What the exercise asks:
Each line of the material must be repeated precisely, with the pictures left out.

Given material:

--- Start ---

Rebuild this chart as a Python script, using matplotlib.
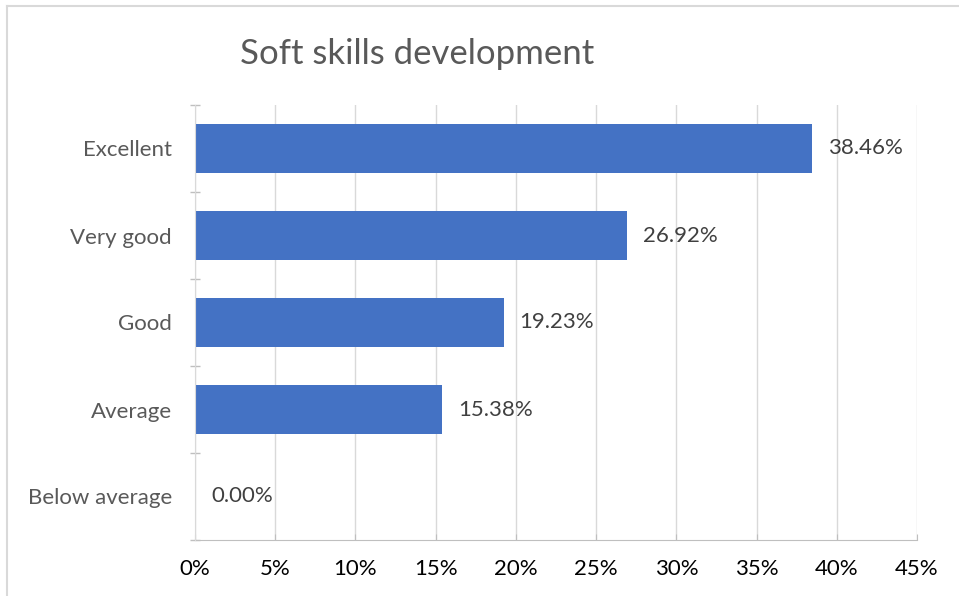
import matplotlib
matplotlib.use("Agg")
import matplotlib.pyplot as plt
from matplotlib.lines import Line2D
from matplotlib.ticker import FuncFormatter

categories = ["Excellent", "Very good", "Good", "Average", "Below average"]
values = [38.46, 26.92, 19.23, 15.38, 0.00]
x_ticks = [0, 5, 10, 15, 20, 25, 30, 35, 40, 45]
title = "Soft skills development"

plt.rcParams['font.family'] = ['Lato', 'DejaVu Sans']

W, H = 959, 596
fig = plt.figure(figsize=(W / 100, H / 100), dpi=100)
ax = fig.add_axes([195 / W, 1 - 540 / H, (917 - 195) / W, (540 - 105) / H])

n = len(categories)
ypos = list(range(n))
ax.barh(ypos, values, height=0.56, color="#4472C4", zorder=3)
ax.set_ylim(n - 0.5, -0.5)
ax.set_xlim(0, 45)
ax.set_xticks(x_ticks)
ax.xaxis.set_major_formatter(FuncFormatter(lambda v, p: f"{v:.0f}%"))
ax.set_yticks(ypos)
ax.set_yticklabels(categories)
ax.tick_params(axis='y', length=0, pad=16.5, labelsize=16, labelcolor="#595959")
ax.set_yticks([i - 0.5 for i in range(n + 1)], minor=True)
ax.tick_params(axis='y', which='minor', length=7, direction='inout', color="#BFBFBF", width=1)
ax.tick_params(axis='x', length=4, direction='in', color="#BFBFBF", pad=14,
               labelsize=16, labelcolor="#000000")
ax.grid(axis='x', color="#D9D9D9", linewidth=1, zorder=0)
for s in ['top', 'right']:
    ax.spines[s].set_visible(False)
ax.spines['left'].set_color("#D9D9D9")
ax.spines['bottom'].set_color("#BFBFBF")
ax.spines['left'].set_zorder(4)

for y, v in zip(ypos, values):
    ax.text(v + 1.0, y, f"{v:.2f}%", va='center', ha='left', fontsize=16, color="#404040")

fig.text(417 / W, 1 - 54 / H, title, ha='center', va='center', fontsize=25, color="#595959")

fig.add_artist(Line2D([7 / W, 7 / W], [0, 1 - 6 / H], color="#D9D9D9", lw=1.5))
fig.add_artist(Line2D([7 / W, 1], [1 - 6 / H, 1 - 6 / H], color="#D9D9D9", lw=1.5))

fig.savefig("out.png", dpi=100, facecolor="white")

--- End ---

Response to the exercise:
Rebuild this chart as a Python script, using matplotlib.
import matplotlib
matplotlib.use("Agg")
import matplotlib.pyplot as plt
from matplotlib.lines import Line2D
from matplotlib.ticker import FuncFormatter

categories = ["Excellent", "Very good", "Good", "Average", "Below average"]
values = [38.46, 26.92, 19.23, 15.38, 0.00]
x_ticks = [0, 5, 10, 15, 20, 25, 30, 35, 40, 45]
title = "Soft skills development"

plt.rcParams['font.family'] = ['Lato', 'DejaVu Sans']

W, H = 959, 596
fig = plt.figure(figsize=(W / 100, H / 100), dpi=100)
ax = fig.add_axes([195 / W, 1 - 540 / H, (917 - 195) / W, (540 - 105) / H])

n = len(categories)
ypos = list(range(n))
ax.barh(ypos, values, height=0.56, color="#4472C4", zorder=3)
ax.set_ylim(n - 0.5, -0.5)
ax.set_xlim(0, 45)
ax.set_xticks(x_ticks)
ax.xaxis.set_major_formatter(FuncFormatter(lambda v, p: f"{v:.0f}%"))
ax.set_yticks(ypos)
ax.set_yticklabels(categories)
ax.tick_params(axis='y', length=0, pad=16.5, labelsize=16, labelcolor="#595959")
ax.set_yticks([i - 0.5 for i in range(n + 1)], minor=True)
ax.tick_params(axis='y', which='minor', length=7, direction='inout', color="#BFBFBF", width=1)
ax.tick_params(axis='x', length=4, direction='in', color="#BFBFBF", pad=14,
               labelsize=16, labelcolor="#000000")
ax.grid(axis='x', color="#D9D9D9", linewidth=1, zorder=0)
for s in ['top', 'right']:
    ax.spines[s].set_visible(False)
ax.spines['left'].set_color("#D9D9D9")
ax.spines['bottom'].set_color("#BFBFBF")
ax.spines['left'].set_zorder(4)

for y, v in zip(ypos, values):
    ax.text(v + 1.0, y, f"{v:.2f}%", va='center', ha='left', fontsize=16, color="#404040")

fig.text(417 / W, 1 - 54 / H, title, ha='center', va='center', fontsize=25, color="#595959")

fig.add_artist(Line2D([7 / W, 7 / W], [0, 1 - 6 / H], color="#D9D9D9", lw=1.5))
fig.add_artist(Line2D([7 / W, 1], [1 - 6 / H, 1 - 6 / H], color="#D9D9D9", lw=1.5))

fig.savefig("out.png", dpi=100, facecolor="white")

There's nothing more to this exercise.